Under the current timetable, the new president will not take office until February 7, but the elections cycle wouldn’t end until April 2017 — more than two years after elections began.

Another political party, Vérité, has also written to the CEP asking that investigations be conducted to several voting irregularities.

Génard Joseph, the Coordinator of the Party Vérité, said that one day after the elections, several ballot papers signed and annotated in favour of a candidate, and other blank ballots were discovered.

In his letter to CEP president, Léopold Berlanger, the Verite official said that the incident that occurred at the Saint Jean Bosco Voting Centre in Cap Haitien on the day after the elections, “raises relevant questions about the transparency, the credibility of the electoral process in the North department and may lead us to hypothesize that the same observation is made in other parts of the country.

“As a result, the political platform Vérité takes the opportunity to request from the institution a comparison, on the basis of sampling, of the lists of ‘émargement’ with the databases of the national identification office in order to verify and validate the signatures of the voters concerned.

“Moreover, it requires that this operation be carried out before the publication of the partial results in order to exclude the fraudulent ballots who would have slipped into the ballot boxes and prevent reactions of dissatisfaction of voters who would then be entitled to believe that their right was knowingly violated.”

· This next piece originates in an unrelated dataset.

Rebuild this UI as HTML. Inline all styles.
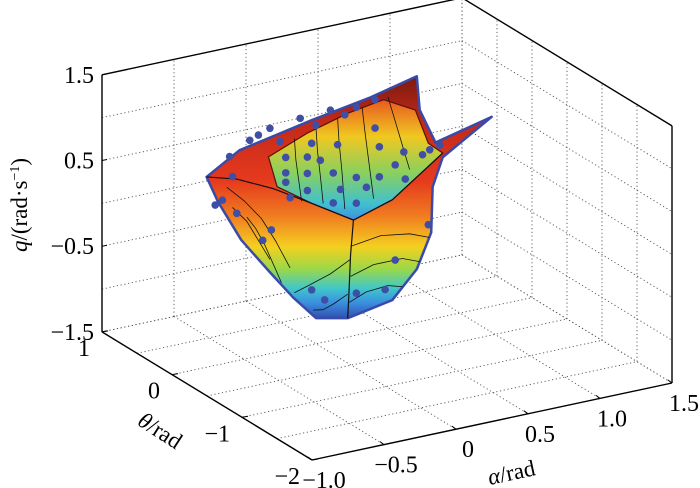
<!DOCTYPE html>
<html><head><meta charset="utf-8">
<style>
html,body{margin:0;padding:0;background:#fff;}
svg{display:block;font-family:"Liberation Serif",serif;}
</style></head>
<body>
<svg id="chart" width="700" height="488" viewBox="0 0 700 488" xmlns="http://www.w3.org/2000/svg">
<defs>
<linearGradient id="outerGrad" gradientUnits="userSpaceOnUse" x1="0" y1="76" x2="0" y2="320">
<stop offset="0" stop-color="#7a1a10"/>
<stop offset="0.18" stop-color="#c02818"/>
<stop offset="0.43" stop-color="#e63a1e"/>
<stop offset="0.57" stop-color="#f07a20"/>
<stop offset="0.7" stop-color="#f4d020"/>
<stop offset="0.79" stop-color="#9cd848"/>
<stop offset="0.87" stop-color="#40c8c8"/>
<stop offset="0.93" stop-color="#3a8ee0"/>
<stop offset="1" stop-color="#3048a8"/>
</linearGradient>
<linearGradient id="innerGrad" gradientUnits="userSpaceOnUse" x1="0" y1="100" x2="0" y2="222">
<stop offset="0" stop-color="#e85a20"/>
<stop offset="0.3" stop-color="#f0c820"/>
<stop offset="0.6" stop-color="#88d060"/>
<stop offset="0.85" stop-color="#40c0d0"/>
<stop offset="1" stop-color="#4088e0"/>
</linearGradient>
<clipPath id="outerClip"><polygon id="clipPoly" points="0,0"/></clipPath>
</defs>
<g id="grid"></g>
<g id="surf"></g>
<g id="dots"></g>
<g id="axes"></g>
<g id="labels"></g>
<text transform="translate(27,205) rotate(-90)" text-anchor="middle" font-size="23"><tspan font-style="italic">q</tspan>/(rad·s<tspan font-size="14" dy="-8">−1</tspan><tspan dy="8">)</tspan></text>
<text transform="translate(156,437) rotate(33)" text-anchor="middle" font-size="23"><tspan font-style="italic">θ</tspan>/rad</text>
<text transform="translate(513,480) rotate(-12)" text-anchor="middle" font-size="23"><tspan font-style="italic">α</tspan>/rad</text>
</svg>
<script>
// axis ranges & ticks
const alphaTicks = [-1.0, -0.5, 0, 0.5, 1.0, 1.5];
const alphaTickLabels = ["−1.0", "−0.5", "0", "0.5", "1.0", "1.5"];
const thetaTicks = [1, 0, -1, -2];
const thetaTickLabels = ["1", "0", "−1", "−2"];
const qTicks = [1.5, 0.5, -0.5, -1.5];
const qTickLabels = ["1.5", "0.5", "−0.5", "−1.5"];
const qGrid = [1.5, 1.0, 0.5, 0, -0.5, -1.0, -1.5];
// scatter data (alpha, theta, q)
const dotAlpha = [-0.21,-0.21,-0.21,-0.06,-0.06,-0.06,-0.03,0.12,0.12,0.15,0.28,0.28,0.28,0.41,0.41,0.44,0.44,0.61,0.74,0.55,0.17,0.03,-0.58,-0.55,-0.31,-0.37,-0.03,0.28,0.55,-0.65,0.79,0.86,-0.11,0.10,0.20,-0.32,-0.46,0.06,0.48,-0.18,-0.70,0.78,-0.60,-0.40,-0.25,0.0,0.35,0.62];
const dotTheta = [0,0,0,0,0,0,0,0,0,0,0,0,0,0,0,0,0,0,0,0,0,0,0,0,0,0,0,0,0,0,0,0,0,0,0,0,0,0,0,0,0,0,0,0,0,0,0,0];
const dotQ = [0.75,0.57,0.46,0.70,0.51,0.31,0.85,0.45,0.10,0.77,1.16,0.34,0.04,1.2,0.87,0.64,0.29,0.52,0.44,0.39,0.24,0.63,0.66,0.22,-0.06,-0.16,-0.86,-1.01,-0.72,0.41,0.48,0.51,1.17,1.19,1.1,1.13,1.04,-1.01,-1.04,0.27,0.37,-0.39,0.9,1.08,0.95,1.05,0.2,0.2];
// surface outline (theta = 0 slice), alpha & q
const outerAlpha = [-0.76,-0.53,-0.03,0.38,0.70,0.72,0.83,1.22,0.88,0.81,0.80,0.70,0.53,0.22,0.0,-0.16,-0.32,-0.52,-0.68];
const outerQ = [0.72,0.95,1.12,1.24,1.37,0.97,0.55,0.71,0.36,0.04,-0.49,-0.88,-1.18,-1.28,-1.20,-0.90,-0.55,-0.10,0.40];
const innerAlpha = [-0.33,-0.06,0.22,0.47,0.69,0.78,0.88,0.53,0.26,-0.03,-0.27];
const innerQ = [0.80,0.98,1.11,1.18,0.98,0.56,0.41,-0.01,-0.15,0.15,0.43];
const creaseAlpha = [0.26,0.24,0.23,0.22];
const creaseQ = [-0.15,-0.55,-0.95,-1.28];
const rimAlpha = [-0.76,-0.55,-0.30,-0.03,0.26,0.53,0.88];
const rimQ = [0.72,0.62,0.42,0.15,-0.15,-0.01,0.41];
// contour lines (alpha arrays, q arrays)
const contourAlpha = [
 [-0.15,-0.14,-0.12,-0.10],[0.0,0.01,0.03,0.05],[0.15,0.16,0.18,0.20],[0.32,0.34,0.37,0.40],[0.50,0.55,0.60,0.65],
 [0.24,0.45,0.65,0.80],[0.24,0.40,0.60,0.72],[0.23,0.35,0.50,0.60],
 [-0.62,-0.50,-0.38,-0.28,-0.18],[-0.58,-0.48,-0.40,-0.32],[-0.48,-0.42,-0.36,-0.30,-0.24],
 [0.24,0.10,-0.05,-0.15],[0.22,0.12,0.05,-0.02]
];
const contourQ = [
 [0.95,0.70,0.45,0.20],[1.02,0.75,0.45,0.12],[1.08,0.80,0.45,0.0],[1.15,0.85,0.45,0.05],[1.2,0.9,0.6,0.3],
 [-0.45,-0.40,-0.45,-0.55],[-0.80,-0.72,-0.72,-0.80],[-1.10,-1.02,-1.00,-1.05],
 [0.55,0.35,0.10,-0.20,-0.55],[0.30,0.10,-0.15,-0.40],[0.15,0.0,-0.20,-0.45,-0.70],
 [-0.60,-0.72,-0.80,-0.85],[-1.0,-1.08,-1.12,-1.10]
];

const NS="http://www.w3.org/2000/svg";
const O={x:312,y:460};
function P(a,t,q){
  return [O.x+144*(a+1)-70*(t+2), O.y-30.8*(a+1)-42.7*(t+2)-85.7*(q+1.5)];
}
function el(tag,attrs,parent){const e=document.createElementNS(NS,tag);for(const k in attrs)e.setAttribute(k,attrs[k]);parent.appendChild(e);return e;}
const grid=document.getElementById('grid'),axes=document.getElementById('axes'),labels=document.getElementById('labels'),surf=document.getElementById('surf'),dots=document.getElementById('dots');
const dash={stroke:'#555','stroke-width':0.9,'stroke-dasharray':'1.2 2.6',fill:'none'};
function line(p1,p2,attrs,parent,name){const l=el('line',Object.assign({x1:p1[0],y1:p1[1],x2:p2[0],y2:p2[1]},attrs),parent);

return l;}
qGrid.forEach(q=>{
  line(P(-1,1,q),P(1.5,1,q),dash,grid,'grid-line-q');
  line(P(1.5,1,q),P(1.5,-2,q),dash,grid,'grid-line-q');
});
alphaTicks.forEach(a=>{
  line(P(a,1,-1.5),P(a,1,1.5),dash,grid,'grid-line-alpha');
  line(P(a,1,-1.5),P(a,-2,-1.5),dash,grid,'grid-line-alpha');
});
[1,0.5,0,-0.5,-1,-1.5,-2].forEach(t=>{
  line(P(1.5,t,-1.5),P(1.5,t,1.5),dash,grid,'grid-line-theta');
  line(P(-1,t,-1.5),P(1.5,t,-1.5),dash,grid,'grid-line-theta');
});
function pts(A,Q){return A.map((a,i)=>P(a,0,Q[i]).join(',')).join(' ');}
document.getElementById('clipPoly').setAttribute('points',pts(outerAlpha,outerQ));
const outer=el('polygon',{points:pts(outerAlpha,outerQ),fill:'url(#outerGrad)',stroke:'#3a4aa8','stroke-width':2.5,'stroke-linejoin':'round'},surf);


const inner=el('polygon',{points:pts(innerAlpha,innerQ),fill:'url(#innerGrad)',stroke:'#5a1208','stroke-width':1.2},surf);


const cg=el('g',{'clip-path':'url(#outerClip)'},surf);


contourAlpha.forEach((A,i)=>{
  const c=el('polyline',{points:pts(A,contourQ[i]),fill:'none',stroke:'#111','stroke-width':0.8,'stroke-linejoin':'round'},cg);
  
  
});
const rim=el('polyline',{points:pts(rimAlpha,rimQ),fill:'none',stroke:'#111','stroke-width':1.2},surf);


const crease=el('polyline',{points:pts(creaseAlpha,creaseQ),fill:'none',stroke:'#111','stroke-width':1.2},surf);


dotAlpha.forEach((a,i)=>{const p=P(a,dotTheta[i],dotQ[i]);
const c=el('circle',{cx:p[0],cy:p[1],r:3.8,fill:'#3f4fa6'},dots);

});
const solid={stroke:'#000','stroke-width':1.4};
line(P(-1,1,-1.5),P(-1,1,1.5),solid,axes,'z-axis-line');
line(P(-1,1,1.5),P(1.5,1,1.5),solid,axes,'box-edge');
line(P(1.5,1,1.5),P(1.5,-2,1.5),solid,axes,'box-edge');
line(P(1.5,-2,1.5),P(1.5,-2,-1.5),solid,axes,'box-edge');
line(P(-1,1,-1.5),P(-1,-2,-1.5),solid,axes,'theta-axis-line');
line(P(-1,-2,-1.5),P(1.5,-2,-1.5),solid,axes,'alpha-axis-line');
qTicks.forEach((q,i)=>{const p=P(-1,1,q);
line(p,[p[0]+5,p[1]-1],{stroke:'#000','stroke-width':1},axes,'z-tick');
const t=el('text',{x:p[0]-8,y:p[1]+8,'text-anchor':'end','font-size':24},labels);t.textContent=qTickLabels[i];

});
thetaTicks.forEach((th,i)=>{const p=P(-1,th,-1.5);
line(p,[p[0]+6,p[1]-1],{stroke:'#000','stroke-width':1},axes,'theta-tick');
const t=el('text',{x:p[0]-12,y:p[1]+24,'text-anchor':'end','font-size':24},labels);t.textContent=thetaTickLabels[i];

});
alphaTicks.forEach((a,i)=>{const p=P(a,-2,-1.5);
line(p,[p[0]-4,p[1]-3],{stroke:'#000','stroke-width':1},axes,'alpha-tick');
const t=el('text',{x:p[0]+12,y:p[1]+28,'text-anchor':'middle','font-size':24},labels);t.textContent=alphaTickLabels[i];

});
</script>
</body></html>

Official results of the elections are not expected until at least eight days after the vote, but officials have warned that the date could be extended.

Meanwhile, the Office of the Public Prosecutor of Port-au-Prince has written to the chief executive officer of Digitel Telephone Company, Maarten Boute, inviting him to appear at the “Prosecutor’s Office on Monday, November 28, 2016 at 10 am on the grounds that your company has published some results of the elections held in the country on November 20, in flagrant violation of the Electoral Decree governing elections”.